When we think of imagery we consider the way that the author of the text paints pictures for us by using as many of the five senses as possible in his or her description: sight, taste, touch, smell, hearing. Of course, most images depend heavily on sight. The visual element is always incredibly important. But it is interesting to find ways in which authors incorporate other senses to create a much fuller image. One of the most famous examples of imagery in this incredibly powerful and unforgettable text comes when Elie and his father arrive at the concentration camp and begin to face the reality of what is happening to them. In a series of statements, each beginning with "Never shall I forget," Elie evokes the horror of this experience.
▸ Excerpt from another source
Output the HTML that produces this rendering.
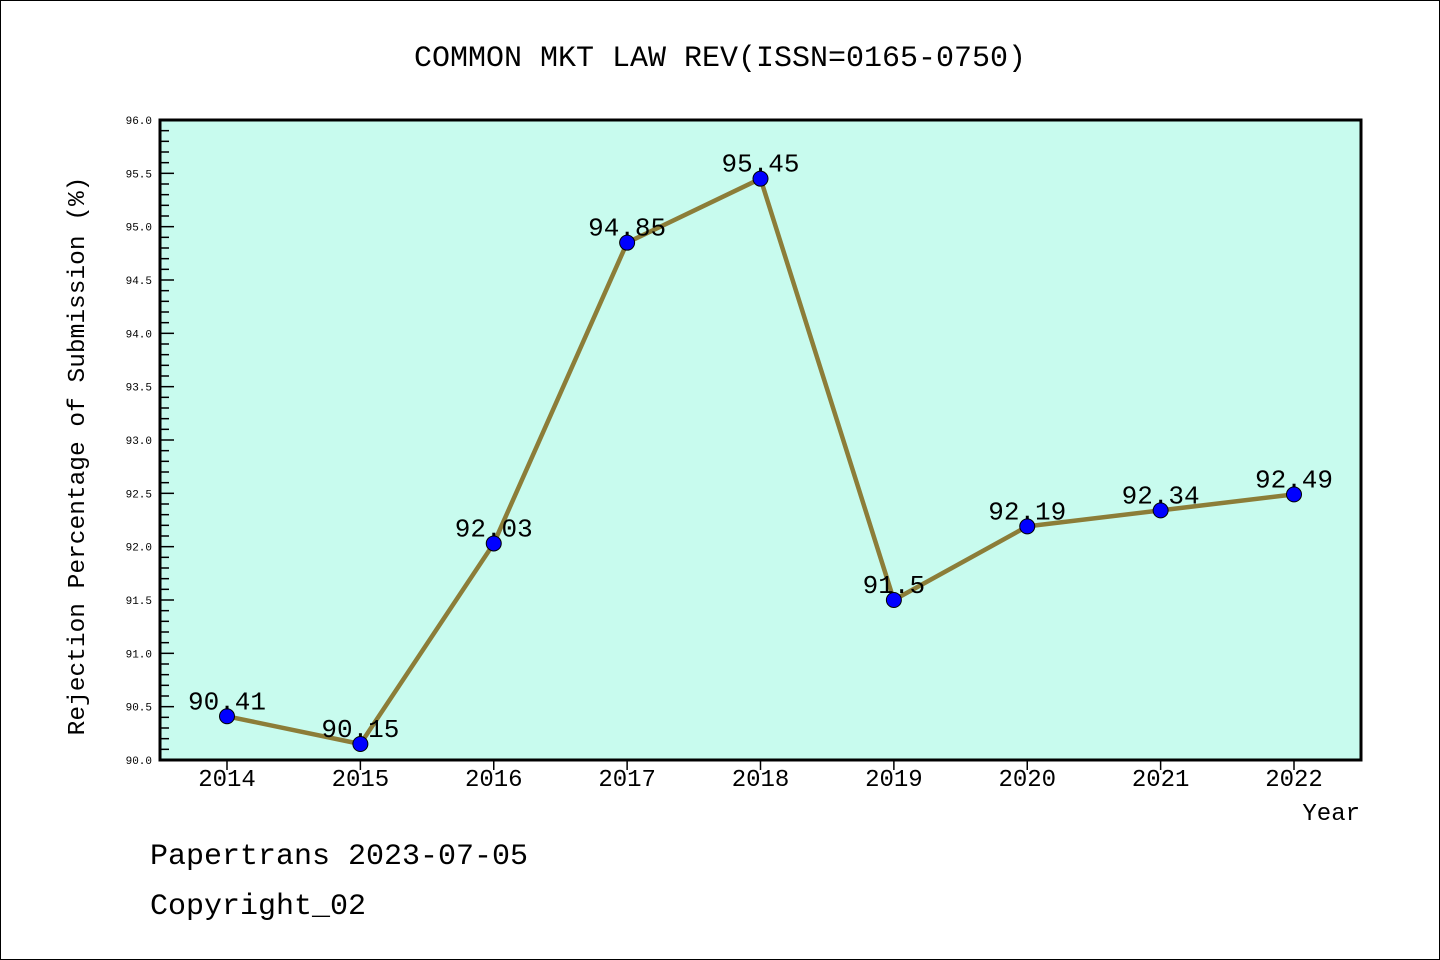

I will quote a few examples:

Never shall I forget the smoke.
Never shall I forget the small faces of the children whose bodies I saw transformed into smoke under a silent sky.
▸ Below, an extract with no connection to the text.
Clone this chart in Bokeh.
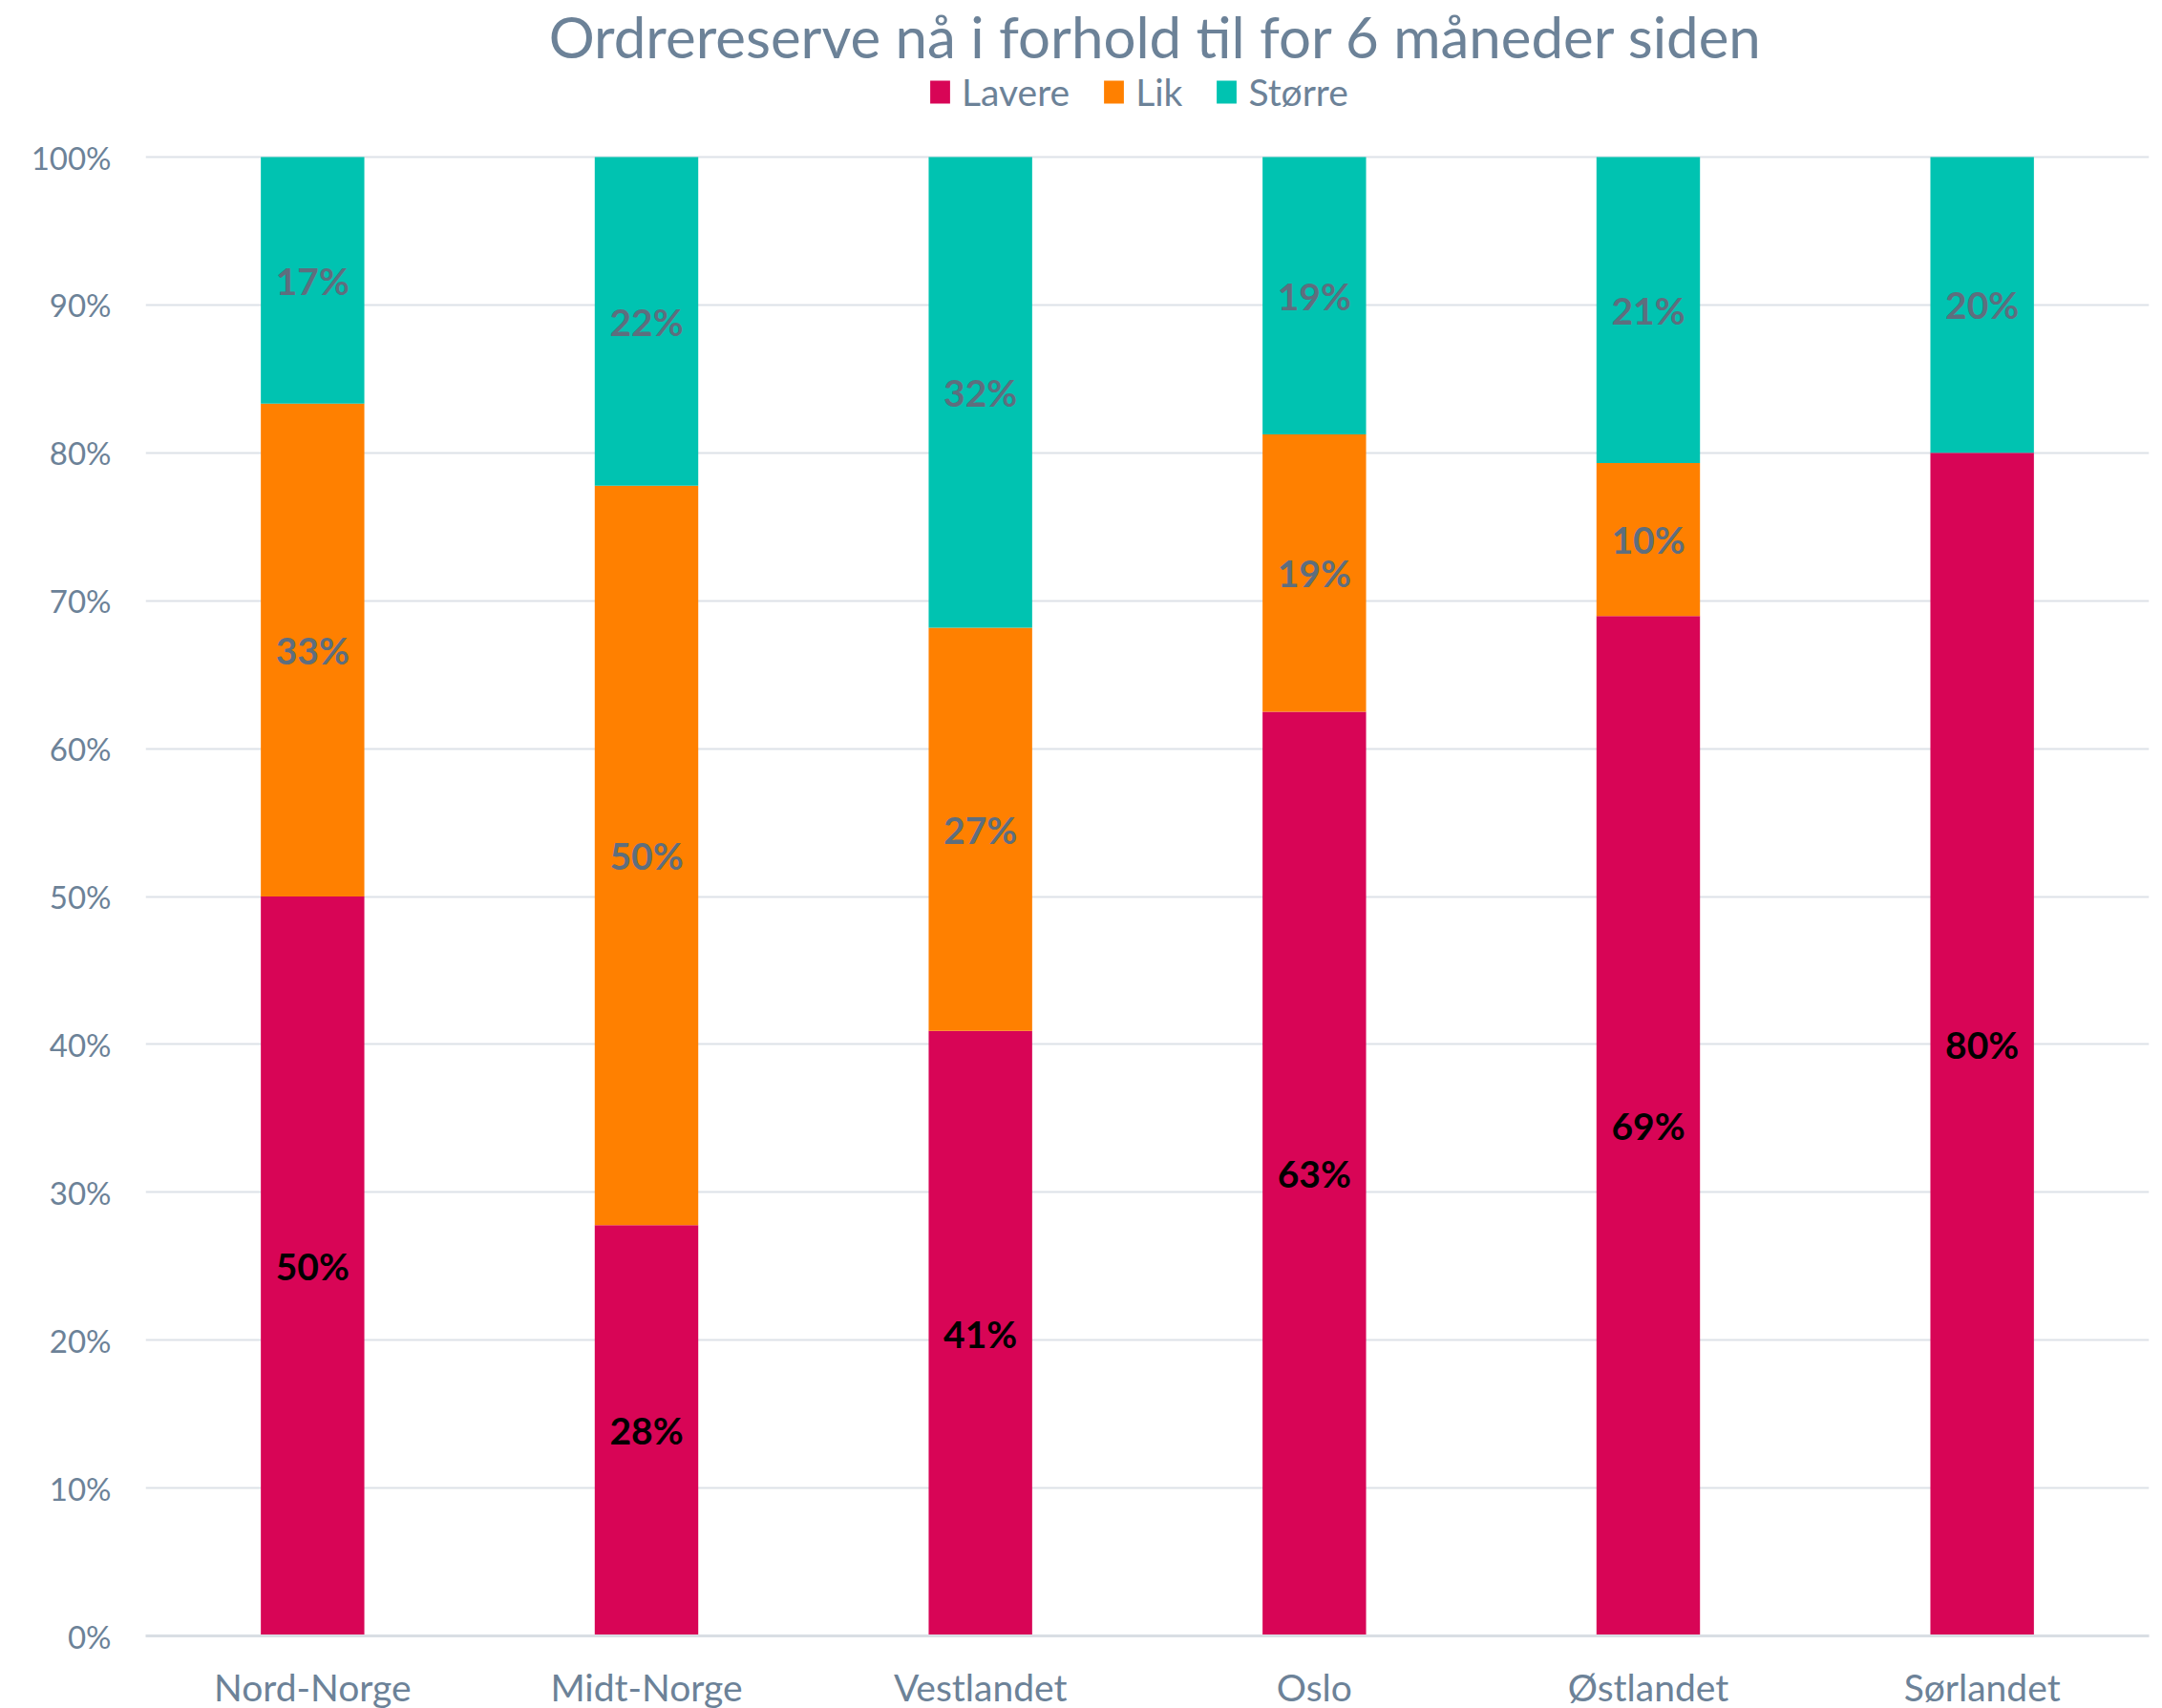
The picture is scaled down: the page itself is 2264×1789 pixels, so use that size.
from bokeh.plotting import figure
from bokeh.models import ColumnDataSource, NumeralTickFormatter, Legend, LegendItem, FixedTicker, Label
from bokeh.core.properties import value
from bokeh.embed import file_html
from bokeh.resources import INLINE

categories = ["Nord-Norge", "Midt-Norge", "Vestlandet", "Oslo", "Østlandet", "Sørlandet"]
series = ["Lavere", "Lik", "Større"]
lavere = [0.5, 0.2778, 0.4091, 0.625, 0.6897, 0.8]
lik = [0.3333, 0.5, 0.2727, 0.1875, 0.1034, 0.0]
storre = [0.1667, 0.2222, 0.3182, 0.1875, 0.2069, 0.2]
y_ticks = [0.0, 0.1, 0.2, 0.3, 0.4, 0.5, 0.6, 0.7, 0.8, 0.9, 1.0]
title_text = "Ordrereserve nå i forhold til for 6 måneder siden"

colors = ["#D80556", "#FF8000", "#00C3B1"]
label_colors = ["#000000", "#5E6E7E", "#5E6E7E"]
FONT = "Lato"
GREY = "#6C8298"

FW = 2098          # frame width (px)
PH = 1549          # height of the 0..100% plotting area (px)
HEAD = 164         # header area (title + legend) above 100%
FH = PH + HEAD

src = ColumnDataSource(dict(cat=categories, Lavere=lavere, Lik=lik, Større=storre))

p = figure(x_range=categories, y_range=(0, 1.0 + HEAD / PH), frame_width=FW, frame_height=FH,
           output_backend="svg", toolbar_location=None, title=None,
           min_border_left=152, min_border_right=14, min_border_top=0, min_border_bottom=0)

renderers = p.vbar_stack(series, x="cat", width=0.31, color=colors, source=src, line_color=None)

# data labels
vals = [lavere, lik, storre]
for si in range(3):
    xs, ys, ts = [], [], []
    for ci, c in enumerate(categories):
        base = sum(vals[k][ci] for k in range(si))
        v = vals[si][ci]
        if v <= 0:
            continue
        xs.append(c)
        ys.append(base + v / 2)
        ts.append(f"{int(v * 100 + 0.5)}%")
    p.text(x=xs, y=ys, text=ts, text_align="center", text_baseline="middle",
           text_font=value(FONT), text_font_size="39px", text_font_style="bold",
           text_color=label_colors[si])

legend = Legend(items=[LegendItem(label=s, renderers=[r]) for s, r in zip(series, renderers)],
                orientation="horizontal", location=(819, FH - 119),
                label_text_font=FONT, label_text_font_size="39px", label_text_color=GREY,
                glyph_width=26, glyph_height=30, label_standoff=10, spacing=33,
                border_line_color=None, background_fill_alpha=0, padding=0, margin=0)
p.add_layout(legend)

title = Label(x=FW / 2 + 9, y=FH - 37, x_units="screen", y_units="screen", text=title_text,
              text_align="center", text_baseline="alphabetic", text_font=FONT,
              text_font_size="60px", text_color=GREY)
p.add_layout(title)

p.yaxis.ticker = FixedTicker(ticks=y_ticks)
p.yaxis.formatter = NumeralTickFormatter(format="0%")
p.yaxis.axis_line_color = None
p.yaxis.major_tick_line_color = None
p.yaxis.minor_tick_line_color = None
p.yaxis.major_label_text_font = FONT
p.yaxis.major_label_text_font_size = "33px"
p.yaxis.major_label_text_color = GREY
p.yaxis.major_label_standoff = 30

p.xaxis.axis_line_color = "#D9DEE4"
p.xaxis.axis_line_width = 3
p.xaxis.major_tick_line_color = None
p.xaxis.minor_tick_line_color = None
p.xaxis.major_label_text_font = FONT
p.xaxis.major_label_text_font_size = "39px"
p.xaxis.major_label_text_color = GREY
p.xaxis.major_label_text_line_height = 0.8
p.xaxis.major_label_standoff = 24

p.xgrid.grid_line_color = None
p.ygrid.grid_line_color = "#DDE2E8"
p.ygrid.grid_line_width = 2
p.outline_line_color = None
p.x_range.range_padding = 0

open("out.html", "w").write(file_html(p, INLINE))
Never shall I forget the nocturnal silence that deprived me for all eternity of the desire to live.

Note how, in these quotes, we have an incredibly strong visual element describing the transformation of children into smoke as they are burnt. However, note too the way in which hearing and smell are referred to. The smoke presumably can be smelt, and the sky is "silent," as if it is protesting against this abhorrent abuse of humanity. Likewise there is a "nocturnal silence" that strips the author of the desire to live. Thus we can see in these horrific images how the author combines different senses to paint an unforgettable canvas of what he experienced.